Another reason why people don't succeed in bug bounties is the frustration of duplicates and N/A. The reason why you mostly find duplicates or N/A is not because you are reporting low-hanging bugs but because you are reporting bugs and not vulnerabilities. Lemme explain.

With the bug bounty boom, people are more relatable with the buzzword "Bug Hunting" rather than the testing or auditing and the exploits are "surprisingly" known as bugs. The problem with this "Bug" word is that a bug can be anything. From a for loop missing the last iteration to an overflow that led to an RCE. An unrestricted file upload is a bug, but uploading a shell to execute code is a vulnerability. The exploits utilize bugs, but bugs are not exploits. Bugs are faults in the software. Exploits, on the other hand, are security vulnerabilities. Depending on how many people know it, the exploits are labeled as zero days, 1-day or n-day ie. known exploits are not zero days and zero days are not known and bugs are not exploits but exploits are built on top of those bugs.

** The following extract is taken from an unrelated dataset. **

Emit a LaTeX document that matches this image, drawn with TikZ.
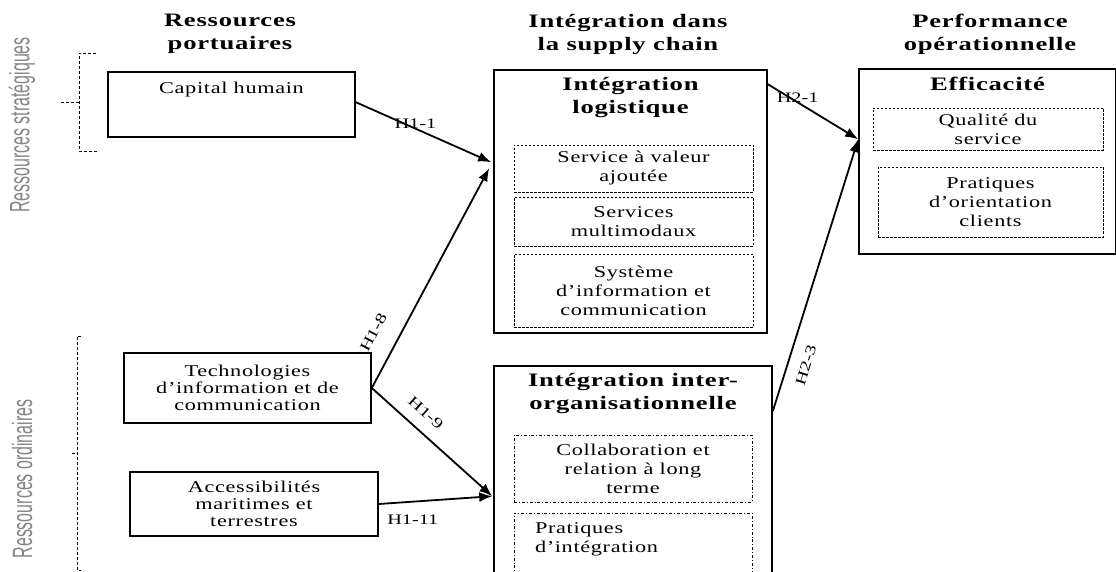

Coming back to burnout, what companies are doing with bug bounties is that they are giving you a target and asking you to report the bugs in that target. Now when you report any kind of bugs without enough impact, they can say these bugs are not impactful. So they will not fix them. Since they are not fixing the bugs but expecting a bug, they are creating a dilemma for the newcomers. What to consider a bug and what to not. A simple way to come out of it is to see every bug as a bug. And not call them bugs when they are security vulnerabilities. There is a difference and that difference defines what is impactful and what is not. A bug can be a security vulnerability. But a security vulnerability is a bug. It is all about treating the bugs as bugs and vulnerabilities as vulnerabilities. XSS is a vulnerability, not a bug. Unfiltered Input is a bug.

Let's combine this new perspective with our treasure hunt analogy. The hints you need to find treasure are bugs. But the treasure is not a bug nor a bounty but a successful exploitation of a vulnerability. Using the bugs, you have to perform exploitation.

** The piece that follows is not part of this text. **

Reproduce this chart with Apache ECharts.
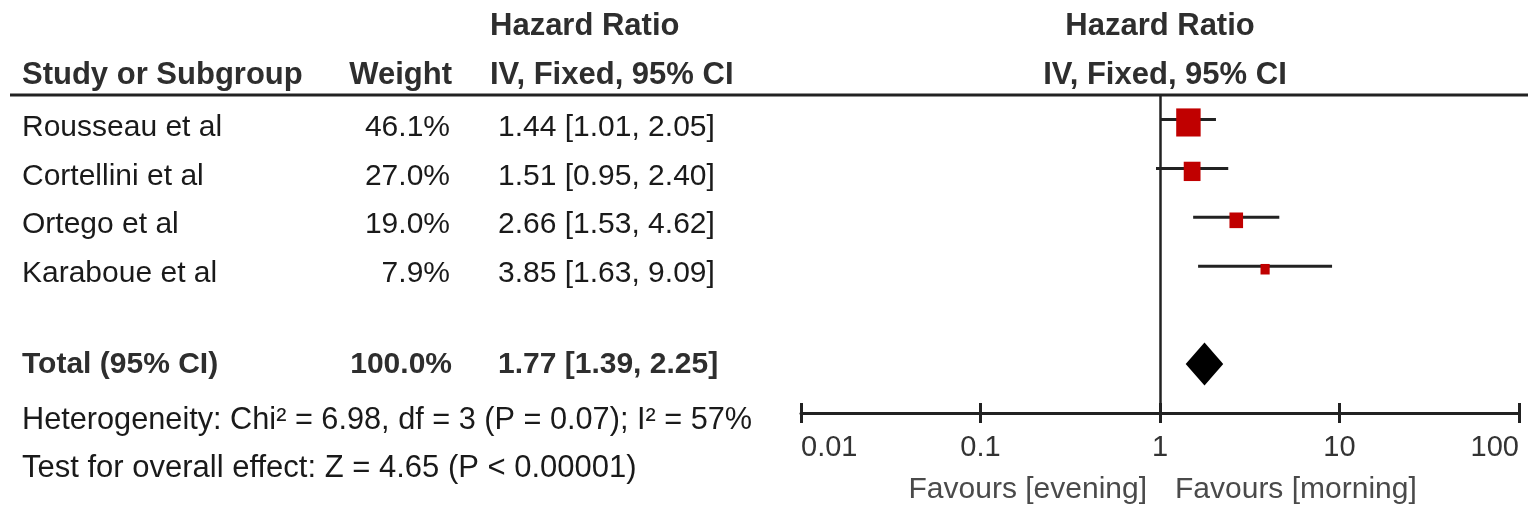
<!DOCTYPE html>
<html>
<head>
<meta charset="utf-8">
<script src="https://cdn.jsdelivr.net/npm/echarts@6/dist/echarts.min.js"></script>
<style>
  html, body { margin: 0; padding: 0; background: #fff; }
  #forest { width: 1528px; height: 510px; }
</style>
</head>
<body>
<div id="forest"></div>
<script>
// study rows
var studies = ['Rousseau et al', 'Cortellini et al', 'Ortego et al', 'Karaboue et al'];
var weights = [46.1, 27.0, 19.0, 7.9];
var hr = [1.44, 1.51, 2.66, 3.85];
var ciLow = [1.01, 0.95, 1.53, 1.63];
var ciHigh = [2.05, 2.40, 4.62, 9.09];
// pooled
var totalLabel = 'Total (95% CI)';
var totalWeight = 100.0;
var totalHr = 1.77;
var totalLow = 1.39;
var totalHigh = 2.25;
var heteroText = 'Heterogeneity: Chi² = 6.98, df = 3 (P = 0.07); I² = 57%';
var effectText = 'Test for overall effect: Z = 4.65 (P < 0.00001)';
var axisTicks = [0.01, 0.1, 1, 10, 100];
var favours = ['Favours [evening]', 'Favours [morning]'];

var FONT = '"Liberation Sans", Arial, sans-serif';
var TOTAL_ROW = 5;

function ciText(h, l, u) {
    return h.toFixed(2) + ' [' + l.toFixed(2) + ', ' + u.toFixed(2) + ']';
}

var myChart = echarts.init(document.getElementById('forest'));

// left table text
var graphics = [];
function txt(x, y, s, opt) {
    opt = opt || {};
    graphics.push({
        type: 'text', x: x, y: y, silent: true,
        style: {
            text: s, x: 0, y: 0,
            font: (opt.bold ? 'bold ' : '') + (opt.size || 30) + 'px ' + FONT,
            fill: opt.color || '#1a1a1a',
            textAlign: opt.align || 'left',
            textVerticalAlign: 'middle'
        }
    });
}
var HEAD = {bold: true, color: '#2e2e2e', size: 31};
// headers
txt(490, 26, 'Hazard Ratio', HEAD);
txt(22, 75, 'Study or Subgroup', HEAD);
txt(452, 75, 'Weight', {bold: true, color: '#2e2e2e', size: 31, align: 'right'});
txt(490, 75, 'IV, Fixed, 95% CI', HEAD);
txt(1160, 26, 'Hazard Ratio', {bold: true, color: '#2e2e2e', size: 31, align: 'center'});
txt(1165, 75, 'IV, Fixed, 95% CI', {bold: true, color: '#2e2e2e', size: 31, align: 'center'});

for (var i = 0; i < studies.length; i++) {
    var y = 128 + i * 48.5;
    txt(22, y, studies[i]);
    txt(450, y, weights[i].toFixed(1) + '%', {align: 'right'});
    txt(498, y, ciText(hr[i], ciLow[i], ciHigh[i]));
}
txt(22, 365, totalLabel, {bold: true, color: '#2e2e2e'});
txt(452, 365, totalWeight.toFixed(1) + '%', {bold: true, color: '#2e2e2e', align: 'right'});
txt(498, 365, ciText(totalHr, totalLow, totalHigh), {bold: true, color: '#2e2e2e'});
txt(22, 421, heteroText, {size: 30.7});
txt(22, 468, effectText, {size: 31});
txt(1147, 490, favours[0], {size: 30, color: '#4a4a4a', align: 'right'});
txt(1175, 490, favours[1], {size: 30, color: '#4a4a4a'});

// header rule
graphics.push({
    type: 'line', silent: true,
    shape: {x1: 10, y1: 95, x2: 1528, y2: 95},
    style: {stroke: '#222', lineWidth: 3}
});

var ciData = [];
var pointData = [];
for (var j = 0; j < studies.length; j++) {
    ciData.push([ciLow[j], ciHigh[j], j]);
    pointData.push([hr[j], j, weights[j]]);
}

option = {
    animation: false,
    backgroundColor: '#fff',
    graphic: graphics,
    grid: [
        {left: 801, right: 9, top: 95, bottom: 97},
        {left: 801, right: 9, top: 95, bottom: 97}
    ],
    xAxis: [
        {
            type: 'log', logBase: 10, min: 0.01, max: 100, gridIndex: 0,
            splitLine: {show: false},
            axisLine: {onZero: false, lineStyle: {color: '#222', width: 3}},
            axisTick: {length: 10, lineStyle: {color: '#222', width: 3}},
            axisLabel: {
                color: '#333', fontSize: 29, fontFamily: FONT, margin: 20,
                alignMinLabel: 'left', alignMaxLabel: 'right',
                formatter: function (v) {
                    for (var k = 0; k < axisTicks.length; k++) {
                        if (Math.abs(Math.log10(v) - Math.log10(axisTicks[k])) < 1e-6) return String(axisTicks[k]);
                    }
                    return '';
                }
            }
        },
        {
            // upward half of the tick marks
            type: 'log', logBase: 10, min: 0.01, max: 100, gridIndex: 1,
            splitLine: {show: false},
            axisLine: {show: false, onZero: false},
            axisLabel: {show: false},
            axisTick: {inside: true, length: 10, lineStyle: {color: '#222', width: 3}}
        }
    ],
    yAxis: [
        {type: 'value', inverse: true, min: -0.5, max: 6, show: false, gridIndex: 0},
        {type: 'value', inverse: true, min: -0.5, max: 6, show: false, gridIndex: 1}
    ],
    series: [
        {
            type: 'custom',
            name: 'ci',
            xAxisIndex: 0, yAxisIndex: 0,
            silent: true,
            data: ciData,
            renderItem: function (params, api) {
                var a = api.coord([api.value(0), api.value(2)]);
                var b = api.coord([api.value(1), api.value(2)]);
                return {
                    type: 'line',
                    shape: {x1: a[0], y1: a[1], x2: b[0], y2: b[1]},
                    style: {stroke: '#222', lineWidth: 3}
                };
            },
            markLine: {
                silent: true,
                symbol: 'none',
                label: {show: false},
                lineStyle: {color: '#222', width: 2.5, type: 'solid'},
                data: [{xAxis: 1}]
            }
        },
        {
            type: 'scatter',
            name: 'hr',
            xAxisIndex: 0, yAxisIndex: 0,
            silent: true,
            symbol: 'rect',
            symbolOffset: [0, 3],
            symbolSize: function (val) {
                var s = 6 + 0.4 * val[2];
                return [s, s * 1.15];
            },
            itemStyle: {color: '#c00000', opacity: 1},
            data: pointData,
            z: 3
        },
        {
            type: 'custom',
            name: 'total',
            xAxisIndex: 0, yAxisIndex: 0,
            silent: true,
            data: [[totalLow, totalHigh, totalHr, TOTAL_ROW]],
            renderItem: function (params, api) {
                var l = api.coord([api.value(0), api.value(3)]);
                var u = api.coord([api.value(1), api.value(3)]);
                var m = api.coord([api.value(2), api.value(3)]);
                var h = 21.5;
                return {
                    type: 'polygon',
                    shape: {points: [[l[0], m[1]], [m[0], m[1] - h], [u[0], m[1]], [m[0], m[1] + h]]},
                    style: {fill: '#000'}
                };
            }
        }
    ]
};
myChart.setOption(option);
</script>
</body>
</html>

Another thing, they won't even pay for a theoretical vulnerability. You need to prove it by exploiting it to a reasonable limit. Found an XXE, can you pop a shell? Found an XSS, can you steal the cookies? Found a leak, is it PII? Found an access token in a public repo, can you log in with them? Found an open redirect, can you take over the account? Found a potential subdomain takeover, well go ahead and take over that subdomain.

So instead of reporting bugs, you should try to successfully exploit the bugs that can result in something impactful without going beyond the policy of course. That is known as chaining. Chaining those bugs, you can find other bugs that can give something impactful. But be cautious of the thin line and not damage anything while going up the chain and stay within the policy.

The wrong start

I believe, there is no wrong, no right but a matter of perspective. And from my perspective, people often start wrong as they jump right onto the black box testing aka bug bounty hunting on end products and don't care to understand what is happening behind the curtain. As I said before, you must learn to program to become a hacker. There is no way around this. Many celebrities will tell you how they became a hacker without writing a single line of Python. Hey, you were not writing a line of Python but were you a hacker at that time? And now that you are a hacker, did you still not learn at least one language? In the end, did any real hacker called you a hacker?